Some records:
§ §

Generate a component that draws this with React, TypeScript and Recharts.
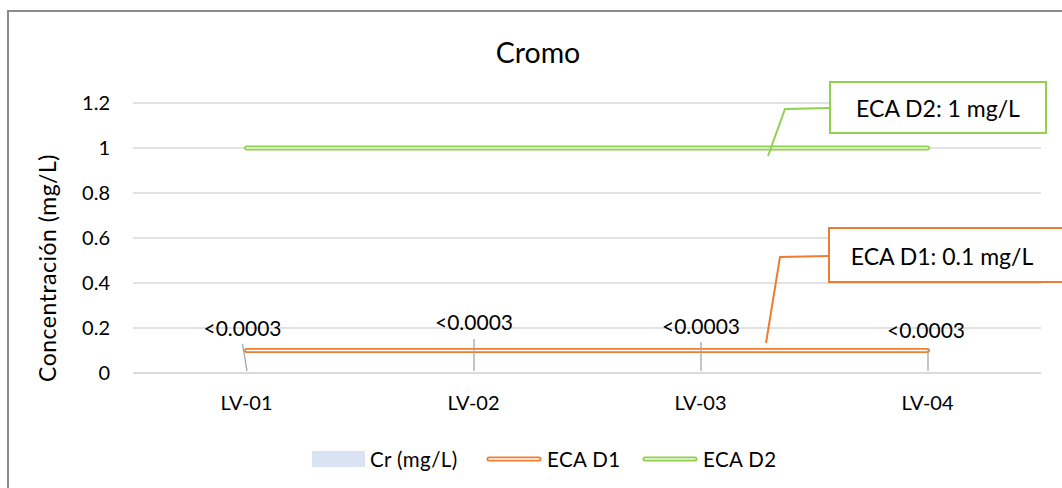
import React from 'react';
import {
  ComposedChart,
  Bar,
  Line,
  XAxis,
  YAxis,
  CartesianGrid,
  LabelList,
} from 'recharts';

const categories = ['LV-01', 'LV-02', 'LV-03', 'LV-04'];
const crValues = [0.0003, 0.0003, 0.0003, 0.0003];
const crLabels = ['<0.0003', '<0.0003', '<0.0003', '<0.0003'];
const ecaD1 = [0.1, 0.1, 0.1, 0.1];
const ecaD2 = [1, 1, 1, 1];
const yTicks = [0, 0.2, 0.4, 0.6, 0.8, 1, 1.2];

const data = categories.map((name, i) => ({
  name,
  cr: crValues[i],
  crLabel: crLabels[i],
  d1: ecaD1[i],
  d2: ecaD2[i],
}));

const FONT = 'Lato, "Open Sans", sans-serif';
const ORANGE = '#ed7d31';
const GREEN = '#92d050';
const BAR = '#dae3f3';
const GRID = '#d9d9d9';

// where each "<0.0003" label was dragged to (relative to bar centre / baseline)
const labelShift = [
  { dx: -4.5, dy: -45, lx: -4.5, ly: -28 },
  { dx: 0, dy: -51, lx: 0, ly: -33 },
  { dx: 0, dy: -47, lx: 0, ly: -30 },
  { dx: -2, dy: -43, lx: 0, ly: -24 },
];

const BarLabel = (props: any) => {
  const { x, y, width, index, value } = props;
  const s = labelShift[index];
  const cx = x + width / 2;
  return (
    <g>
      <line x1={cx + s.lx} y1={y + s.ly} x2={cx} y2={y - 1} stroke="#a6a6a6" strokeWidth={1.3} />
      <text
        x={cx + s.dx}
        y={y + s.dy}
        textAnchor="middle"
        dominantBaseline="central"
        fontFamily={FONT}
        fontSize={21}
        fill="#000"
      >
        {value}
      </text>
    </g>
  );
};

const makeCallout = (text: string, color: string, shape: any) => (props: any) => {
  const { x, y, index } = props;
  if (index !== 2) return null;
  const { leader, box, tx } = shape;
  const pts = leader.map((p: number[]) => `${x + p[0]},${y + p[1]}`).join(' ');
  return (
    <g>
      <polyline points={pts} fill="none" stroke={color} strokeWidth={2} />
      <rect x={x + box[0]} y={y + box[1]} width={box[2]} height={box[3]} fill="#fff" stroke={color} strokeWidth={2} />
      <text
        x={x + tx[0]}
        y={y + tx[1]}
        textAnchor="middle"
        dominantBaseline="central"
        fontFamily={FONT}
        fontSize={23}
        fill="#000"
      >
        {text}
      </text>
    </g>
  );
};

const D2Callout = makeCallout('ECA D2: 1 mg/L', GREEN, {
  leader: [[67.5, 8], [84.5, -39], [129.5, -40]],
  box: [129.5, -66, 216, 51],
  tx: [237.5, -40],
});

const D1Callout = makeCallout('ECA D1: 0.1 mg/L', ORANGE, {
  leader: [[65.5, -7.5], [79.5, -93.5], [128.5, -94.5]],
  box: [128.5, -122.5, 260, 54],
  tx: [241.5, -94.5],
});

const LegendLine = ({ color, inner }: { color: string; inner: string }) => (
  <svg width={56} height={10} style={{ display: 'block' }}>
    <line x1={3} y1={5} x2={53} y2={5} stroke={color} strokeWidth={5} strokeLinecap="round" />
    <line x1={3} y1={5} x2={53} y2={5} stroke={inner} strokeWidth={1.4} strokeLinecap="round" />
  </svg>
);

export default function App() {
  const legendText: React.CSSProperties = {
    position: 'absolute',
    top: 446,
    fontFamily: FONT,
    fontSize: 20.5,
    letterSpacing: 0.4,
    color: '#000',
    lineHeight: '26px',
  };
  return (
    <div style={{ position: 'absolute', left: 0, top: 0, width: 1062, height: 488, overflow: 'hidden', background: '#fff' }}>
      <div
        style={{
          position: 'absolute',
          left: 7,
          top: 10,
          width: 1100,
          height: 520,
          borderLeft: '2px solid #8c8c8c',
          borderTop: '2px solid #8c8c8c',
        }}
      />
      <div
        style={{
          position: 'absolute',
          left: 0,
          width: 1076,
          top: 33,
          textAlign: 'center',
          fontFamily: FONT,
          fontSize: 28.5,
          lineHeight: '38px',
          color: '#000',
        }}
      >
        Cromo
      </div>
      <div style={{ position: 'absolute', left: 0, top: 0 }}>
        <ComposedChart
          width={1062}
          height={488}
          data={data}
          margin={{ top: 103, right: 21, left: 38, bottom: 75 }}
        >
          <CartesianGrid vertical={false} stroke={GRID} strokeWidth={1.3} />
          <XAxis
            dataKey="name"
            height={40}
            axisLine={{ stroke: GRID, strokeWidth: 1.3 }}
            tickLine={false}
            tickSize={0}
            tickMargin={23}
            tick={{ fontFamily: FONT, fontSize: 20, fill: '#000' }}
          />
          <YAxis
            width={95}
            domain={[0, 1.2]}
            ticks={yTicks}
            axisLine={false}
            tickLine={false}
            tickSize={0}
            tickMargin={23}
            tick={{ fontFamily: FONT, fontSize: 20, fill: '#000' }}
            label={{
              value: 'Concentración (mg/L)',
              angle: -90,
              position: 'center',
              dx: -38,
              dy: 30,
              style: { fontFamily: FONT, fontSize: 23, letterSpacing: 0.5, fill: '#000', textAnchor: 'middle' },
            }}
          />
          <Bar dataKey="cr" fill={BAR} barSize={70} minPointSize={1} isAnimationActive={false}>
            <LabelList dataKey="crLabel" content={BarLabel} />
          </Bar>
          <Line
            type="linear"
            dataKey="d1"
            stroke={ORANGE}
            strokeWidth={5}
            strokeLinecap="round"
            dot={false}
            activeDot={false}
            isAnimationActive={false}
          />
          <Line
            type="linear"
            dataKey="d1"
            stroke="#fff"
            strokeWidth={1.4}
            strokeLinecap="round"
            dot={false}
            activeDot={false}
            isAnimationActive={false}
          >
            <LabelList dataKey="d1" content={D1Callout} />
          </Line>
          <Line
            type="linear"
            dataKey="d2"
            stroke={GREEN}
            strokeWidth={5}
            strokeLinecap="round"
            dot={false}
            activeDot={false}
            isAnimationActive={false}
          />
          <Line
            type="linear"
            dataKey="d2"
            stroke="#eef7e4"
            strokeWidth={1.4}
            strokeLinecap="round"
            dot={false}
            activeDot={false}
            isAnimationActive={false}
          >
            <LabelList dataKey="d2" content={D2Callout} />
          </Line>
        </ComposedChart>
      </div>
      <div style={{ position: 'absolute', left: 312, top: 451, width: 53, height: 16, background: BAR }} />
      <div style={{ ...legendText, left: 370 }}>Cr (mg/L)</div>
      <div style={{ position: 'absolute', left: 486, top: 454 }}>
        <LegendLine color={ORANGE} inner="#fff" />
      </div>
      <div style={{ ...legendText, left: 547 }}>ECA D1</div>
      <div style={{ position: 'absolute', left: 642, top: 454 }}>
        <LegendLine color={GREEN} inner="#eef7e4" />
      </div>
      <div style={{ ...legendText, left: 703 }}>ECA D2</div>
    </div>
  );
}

§ §

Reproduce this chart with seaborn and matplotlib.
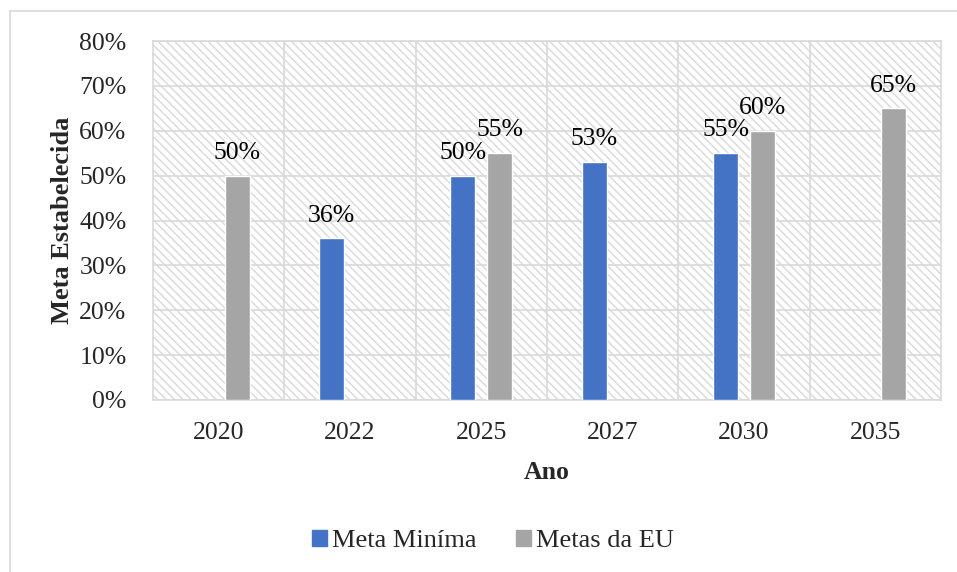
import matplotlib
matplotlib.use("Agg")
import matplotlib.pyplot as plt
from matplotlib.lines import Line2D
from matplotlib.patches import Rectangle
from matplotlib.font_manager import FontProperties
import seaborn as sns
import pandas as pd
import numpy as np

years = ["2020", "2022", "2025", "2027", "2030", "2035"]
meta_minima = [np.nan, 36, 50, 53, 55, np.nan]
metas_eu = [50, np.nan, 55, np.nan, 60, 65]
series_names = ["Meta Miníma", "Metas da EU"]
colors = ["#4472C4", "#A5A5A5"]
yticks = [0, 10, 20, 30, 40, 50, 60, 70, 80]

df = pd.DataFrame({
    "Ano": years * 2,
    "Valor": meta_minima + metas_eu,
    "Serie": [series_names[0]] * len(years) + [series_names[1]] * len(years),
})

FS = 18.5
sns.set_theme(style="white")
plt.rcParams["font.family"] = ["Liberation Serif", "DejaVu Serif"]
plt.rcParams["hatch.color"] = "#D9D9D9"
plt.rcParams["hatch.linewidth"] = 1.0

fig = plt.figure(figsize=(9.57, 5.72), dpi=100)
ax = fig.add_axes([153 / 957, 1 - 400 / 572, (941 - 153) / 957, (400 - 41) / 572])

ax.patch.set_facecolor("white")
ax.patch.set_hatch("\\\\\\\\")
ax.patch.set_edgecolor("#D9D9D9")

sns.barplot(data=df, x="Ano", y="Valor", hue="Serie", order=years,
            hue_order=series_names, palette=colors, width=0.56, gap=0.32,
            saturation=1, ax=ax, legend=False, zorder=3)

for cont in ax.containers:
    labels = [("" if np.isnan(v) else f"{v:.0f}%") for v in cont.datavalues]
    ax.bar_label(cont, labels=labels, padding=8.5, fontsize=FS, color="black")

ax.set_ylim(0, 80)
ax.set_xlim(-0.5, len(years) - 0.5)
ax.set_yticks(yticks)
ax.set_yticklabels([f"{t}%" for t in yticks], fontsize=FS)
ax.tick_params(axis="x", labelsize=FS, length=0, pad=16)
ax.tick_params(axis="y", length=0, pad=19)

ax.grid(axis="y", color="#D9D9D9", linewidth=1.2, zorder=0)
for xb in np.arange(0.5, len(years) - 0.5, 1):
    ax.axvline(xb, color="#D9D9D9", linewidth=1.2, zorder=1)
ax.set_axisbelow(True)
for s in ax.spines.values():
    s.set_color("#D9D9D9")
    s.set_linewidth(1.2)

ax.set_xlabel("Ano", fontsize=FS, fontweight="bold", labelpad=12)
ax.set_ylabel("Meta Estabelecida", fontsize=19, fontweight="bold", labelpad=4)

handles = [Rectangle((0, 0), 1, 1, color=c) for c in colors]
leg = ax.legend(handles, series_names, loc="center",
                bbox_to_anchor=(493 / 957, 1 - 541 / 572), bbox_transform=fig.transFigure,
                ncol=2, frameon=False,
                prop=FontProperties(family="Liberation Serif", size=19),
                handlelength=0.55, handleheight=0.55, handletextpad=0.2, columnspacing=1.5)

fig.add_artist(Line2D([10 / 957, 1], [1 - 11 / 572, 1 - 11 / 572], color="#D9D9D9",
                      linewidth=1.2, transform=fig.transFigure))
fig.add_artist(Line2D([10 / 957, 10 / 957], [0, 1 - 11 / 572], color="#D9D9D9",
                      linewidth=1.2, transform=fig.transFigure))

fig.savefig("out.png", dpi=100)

§ §

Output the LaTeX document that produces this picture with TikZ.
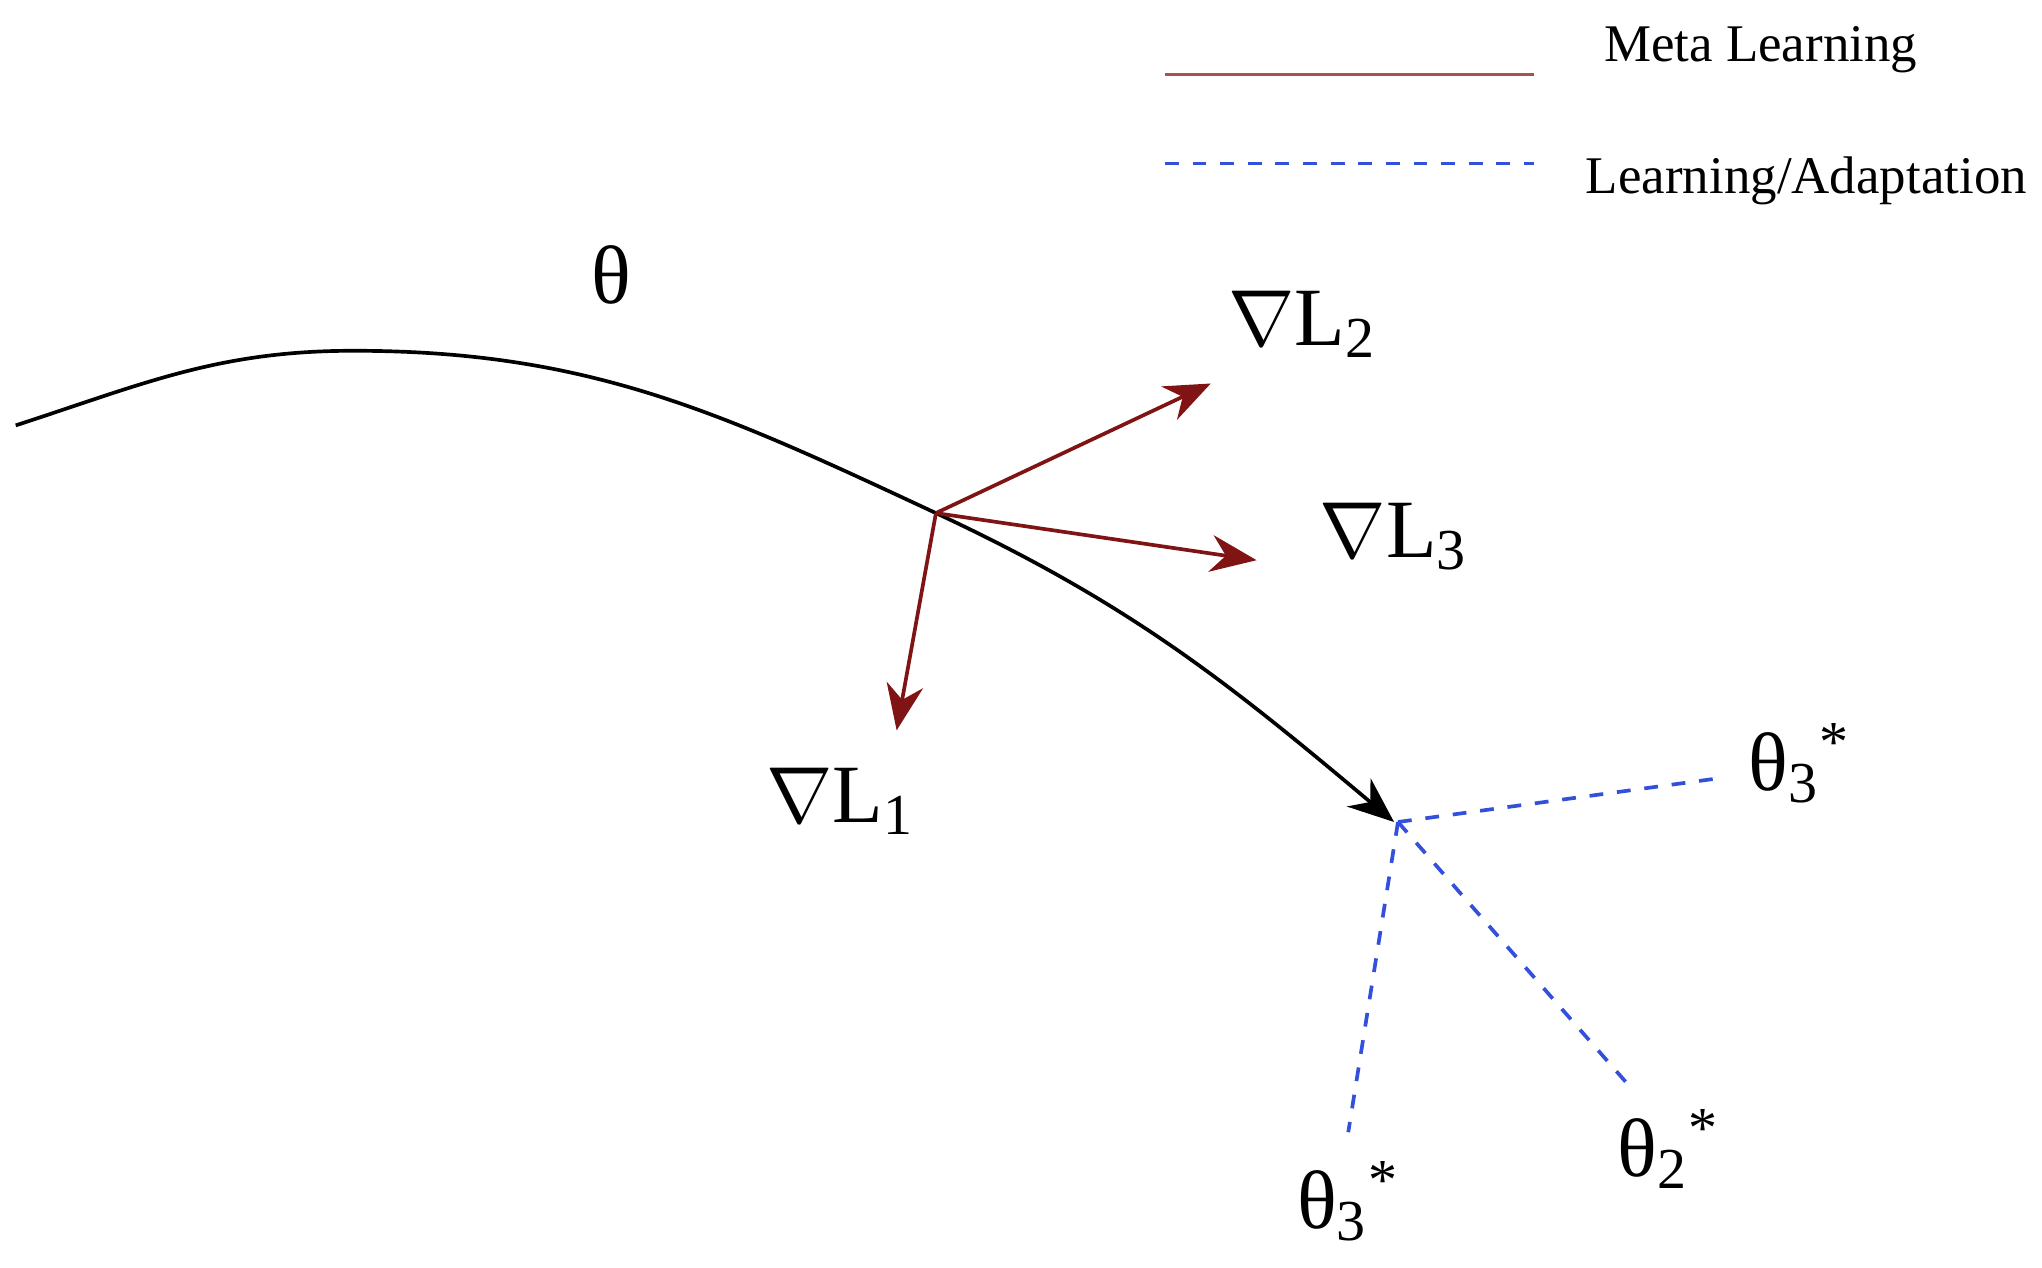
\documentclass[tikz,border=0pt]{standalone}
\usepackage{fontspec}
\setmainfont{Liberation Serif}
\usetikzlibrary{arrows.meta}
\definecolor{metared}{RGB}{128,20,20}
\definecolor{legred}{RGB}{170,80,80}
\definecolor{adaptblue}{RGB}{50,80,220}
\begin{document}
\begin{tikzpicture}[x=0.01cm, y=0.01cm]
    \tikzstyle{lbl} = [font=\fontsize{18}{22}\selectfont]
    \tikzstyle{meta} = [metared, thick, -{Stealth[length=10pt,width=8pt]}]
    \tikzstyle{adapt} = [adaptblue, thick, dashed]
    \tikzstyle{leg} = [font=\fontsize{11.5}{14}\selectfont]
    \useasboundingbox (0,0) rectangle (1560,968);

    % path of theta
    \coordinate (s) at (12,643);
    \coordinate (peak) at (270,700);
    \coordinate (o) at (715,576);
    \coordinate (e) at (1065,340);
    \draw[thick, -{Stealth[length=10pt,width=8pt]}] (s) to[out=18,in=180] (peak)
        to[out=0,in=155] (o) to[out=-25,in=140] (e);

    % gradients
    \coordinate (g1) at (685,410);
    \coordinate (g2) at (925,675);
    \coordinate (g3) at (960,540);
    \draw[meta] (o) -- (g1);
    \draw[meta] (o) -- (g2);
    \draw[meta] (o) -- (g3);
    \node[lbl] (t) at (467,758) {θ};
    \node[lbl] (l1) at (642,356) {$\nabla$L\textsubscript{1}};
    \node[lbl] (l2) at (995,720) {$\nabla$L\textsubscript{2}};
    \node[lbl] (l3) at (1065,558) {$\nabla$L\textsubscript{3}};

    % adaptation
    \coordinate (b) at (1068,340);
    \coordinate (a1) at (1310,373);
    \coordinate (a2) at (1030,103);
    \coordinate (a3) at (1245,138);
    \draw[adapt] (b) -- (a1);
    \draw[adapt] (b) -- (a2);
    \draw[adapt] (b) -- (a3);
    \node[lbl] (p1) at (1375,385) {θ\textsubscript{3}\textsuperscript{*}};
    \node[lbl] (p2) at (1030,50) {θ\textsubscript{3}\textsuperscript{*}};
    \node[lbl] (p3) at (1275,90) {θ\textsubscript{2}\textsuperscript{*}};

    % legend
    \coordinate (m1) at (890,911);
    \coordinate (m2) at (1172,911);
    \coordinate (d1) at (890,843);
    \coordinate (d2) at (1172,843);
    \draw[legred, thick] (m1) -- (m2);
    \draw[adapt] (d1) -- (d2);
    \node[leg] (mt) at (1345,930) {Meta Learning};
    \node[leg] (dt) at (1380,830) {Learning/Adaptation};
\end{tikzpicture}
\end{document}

§ §

## Exercise prompt
Reproduce exactly the section that begins with the line containing "Output the LaTeX" and ends with the line containing "(l3) at (1065,558)". Both boundary lines belong in the copy, but pictures do not.

## Exercise response
Output the LaTeX document that produces this picture with TikZ.
\documentclass[tikz,border=0pt]{standalone}
\usepackage{fontspec}
\setmainfont{Liberation Serif}
\usetikzlibrary{arrows.meta}
\definecolor{metared}{RGB}{128,20,20}
\definecolor{legred}{RGB}{170,80,80}
\definecolor{adaptblue}{RGB}{50,80,220}
\begin{document}
\begin{tikzpicture}[x=0.01cm, y=0.01cm]
    \tikzstyle{lbl} = [font=\fontsize{18}{22}\selectfont]
    \tikzstyle{meta} = [metared, thick, -{Stealth[length=10pt,width=8pt]}]
    \tikzstyle{adapt} = [adaptblue, thick, dashed]
    \tikzstyle{leg} = [font=\fontsize{11.5}{14}\selectfont]
    \useasboundingbox (0,0) rectangle (1560,968);

    % path of theta
    \coordinate (s) at (12,643);
    \coordinate (peak) at (270,700);
    \coordinate (o) at (715,576);
    \coordinate (e) at (1065,340);
    \draw[thick, -{Stealth[length=10pt,width=8pt]}] (s) to[out=18,in=180] (peak)
        to[out=0,in=155] (o) to[out=-25,in=140] (e);

    % gradients
    \coordinate (g1) at (685,410);
    \coordinate (g2) at (925,675);
    \coordinate (g3) at (960,540);
    \draw[meta] (o) -- (g1);
    \draw[meta] (o) -- (g2);
    \draw[meta] (o) -- (g3);
    \node[lbl] (t) at (467,758) {θ};
    \node[lbl] (l1) at (642,356) {$\nabla$L\textsubscript{1}};
    \node[lbl] (l2) at (995,720) {$\nabla$L\textsubscript{2}};
    \node[lbl] (l3) at (1065,558) {$\nabla$L\textsubscript{3}};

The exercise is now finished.